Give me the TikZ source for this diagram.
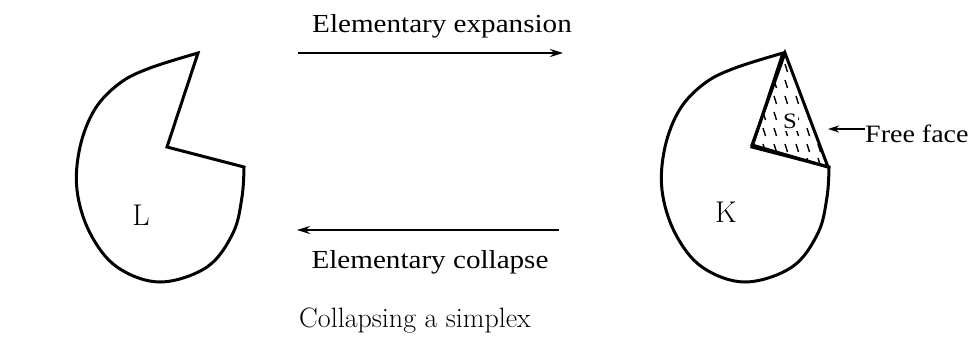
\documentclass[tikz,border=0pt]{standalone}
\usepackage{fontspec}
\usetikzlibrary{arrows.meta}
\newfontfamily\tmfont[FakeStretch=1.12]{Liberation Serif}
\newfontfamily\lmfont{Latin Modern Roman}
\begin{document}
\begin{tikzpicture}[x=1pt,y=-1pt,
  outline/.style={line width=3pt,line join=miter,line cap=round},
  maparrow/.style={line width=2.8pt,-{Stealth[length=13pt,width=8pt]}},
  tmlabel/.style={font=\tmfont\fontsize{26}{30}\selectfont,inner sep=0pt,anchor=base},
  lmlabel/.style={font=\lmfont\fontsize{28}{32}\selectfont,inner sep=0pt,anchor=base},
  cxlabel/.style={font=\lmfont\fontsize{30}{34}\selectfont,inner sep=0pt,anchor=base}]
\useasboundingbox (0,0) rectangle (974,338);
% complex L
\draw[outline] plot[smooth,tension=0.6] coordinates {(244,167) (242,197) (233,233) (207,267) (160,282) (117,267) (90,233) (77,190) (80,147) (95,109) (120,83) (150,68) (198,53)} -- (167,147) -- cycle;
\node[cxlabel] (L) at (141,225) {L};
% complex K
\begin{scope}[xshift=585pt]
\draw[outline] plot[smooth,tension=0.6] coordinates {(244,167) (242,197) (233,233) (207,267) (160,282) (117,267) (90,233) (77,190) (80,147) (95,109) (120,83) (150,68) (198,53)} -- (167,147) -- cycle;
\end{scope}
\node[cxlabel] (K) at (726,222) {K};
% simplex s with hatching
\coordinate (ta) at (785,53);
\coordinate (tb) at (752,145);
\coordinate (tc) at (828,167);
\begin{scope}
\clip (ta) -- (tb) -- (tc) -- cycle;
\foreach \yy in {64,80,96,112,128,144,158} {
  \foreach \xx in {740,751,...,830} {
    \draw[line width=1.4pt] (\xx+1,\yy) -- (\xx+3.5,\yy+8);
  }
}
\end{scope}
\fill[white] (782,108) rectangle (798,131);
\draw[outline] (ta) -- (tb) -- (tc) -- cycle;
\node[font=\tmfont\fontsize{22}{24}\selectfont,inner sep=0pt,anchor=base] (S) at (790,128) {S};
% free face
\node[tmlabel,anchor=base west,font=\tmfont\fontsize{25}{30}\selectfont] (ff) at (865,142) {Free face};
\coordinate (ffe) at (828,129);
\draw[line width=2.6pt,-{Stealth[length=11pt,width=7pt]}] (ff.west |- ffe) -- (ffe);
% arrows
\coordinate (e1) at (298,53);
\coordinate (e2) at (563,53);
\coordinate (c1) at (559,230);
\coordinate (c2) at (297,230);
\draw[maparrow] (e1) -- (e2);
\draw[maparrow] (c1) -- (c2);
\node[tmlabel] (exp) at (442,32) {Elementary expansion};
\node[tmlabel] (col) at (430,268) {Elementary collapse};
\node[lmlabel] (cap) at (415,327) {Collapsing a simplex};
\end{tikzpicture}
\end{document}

===

### Problem details
Each line of the data is to be duplicated exactly; pictures stay out of the copy.

### The answer
Give me the TikZ source for this diagram.
\documentclass[tikz,border=0pt]{standalone}
\usepackage{fontspec}
\usetikzlibrary{arrows.meta}
\newfontfamily\tmfont[FakeStretch=1.12]{Liberation Serif}
\newfontfamily\lmfont{Latin Modern Roman}
\begin{document}
\begin{tikzpicture}[x=1pt,y=-1pt,
  outline/.style={line width=3pt,line join=miter,line cap=round},
  maparrow/.style={line width=2.8pt,-{Stealth[length=13pt,width=8pt]}},
  tmlabel/.style={font=\tmfont\fontsize{26}{30}\selectfont,inner sep=0pt,anchor=base},
  lmlabel/.style={font=\lmfont\fontsize{28}{32}\selectfont,inner sep=0pt,anchor=base},
  cxlabel/.style={font=\lmfont\fontsize{30}{34}\selectfont,inner sep=0pt,anchor=base}]
\useasboundingbox (0,0) rectangle (974,338);
% complex L
\draw[outline] plot[smooth,tension=0.6] coordinates {(244,167) (242,197) (233,233) (207,267) (160,282) (117,267) (90,233) (77,190) (80,147) (95,109) (120,83) (150,68) (198,53)} -- (167,147) -- cycle;
\node[cxlabel] (L) at (141,225) {L};
% complex K
\begin{scope}[xshift=585pt]
\draw[outline] plot[smooth,tension=0.6] coordinates {(244,167) (242,197) (233,233) (207,267) (160,282) (117,267) (90,233) (77,190) (80,147) (95,109) (120,83) (150,68) (198,53)} -- (167,147) -- cycle;
\end{scope}
\node[cxlabel] (K) at (726,222) {K};
% simplex s with hatching
\coordinate (ta) at (785,53);
\coordinate (tb) at (752,145);
\coordinate (tc) at (828,167);
\begin{scope}
\clip (ta) -- (tb) -- (tc) -- cycle;
\foreach \yy in {64,80,96,112,128,144,158} {
  \foreach \xx in {740,751,...,830} {
    \draw[line width=1.4pt] (\xx+1,\yy) -- (\xx+3.5,\yy+8);
  }
}
\end{scope}
\fill[white] (782,108) rectangle (798,131);
\draw[outline] (ta) -- (tb) -- (tc) -- cycle;
\node[font=\tmfont\fontsize{22}{24}\selectfont,inner sep=0pt,anchor=base] (S) at (790,128) {S};
% free face
\node[tmlabel,anchor=base west,font=\tmfont\fontsize{25}{30}\selectfont] (ff) at (865,142) {Free face};
\coordinate (ffe) at (828,129);
\draw[line width=2.6pt,-{Stealth[length=11pt,width=7pt]}] (ff.west |- ffe) -- (ffe);
% arrows
\coordinate (e1) at (298,53);
\coordinate (e2) at (563,53);
\coordinate (c1) at (559,230);
\coordinate (c2) at (297,230);
\draw[maparrow] (e1) -- (e2);
\draw[maparrow] (c1) -- (c2);
\node[tmlabel] (exp) at (442,32) {Elementary expansion};
\node[tmlabel] (col) at (430,268) {Elementary collapse};
\node[lmlabel] (cap) at (415,327) {Collapsing a simplex};
\end{tikzpicture}
\end{document}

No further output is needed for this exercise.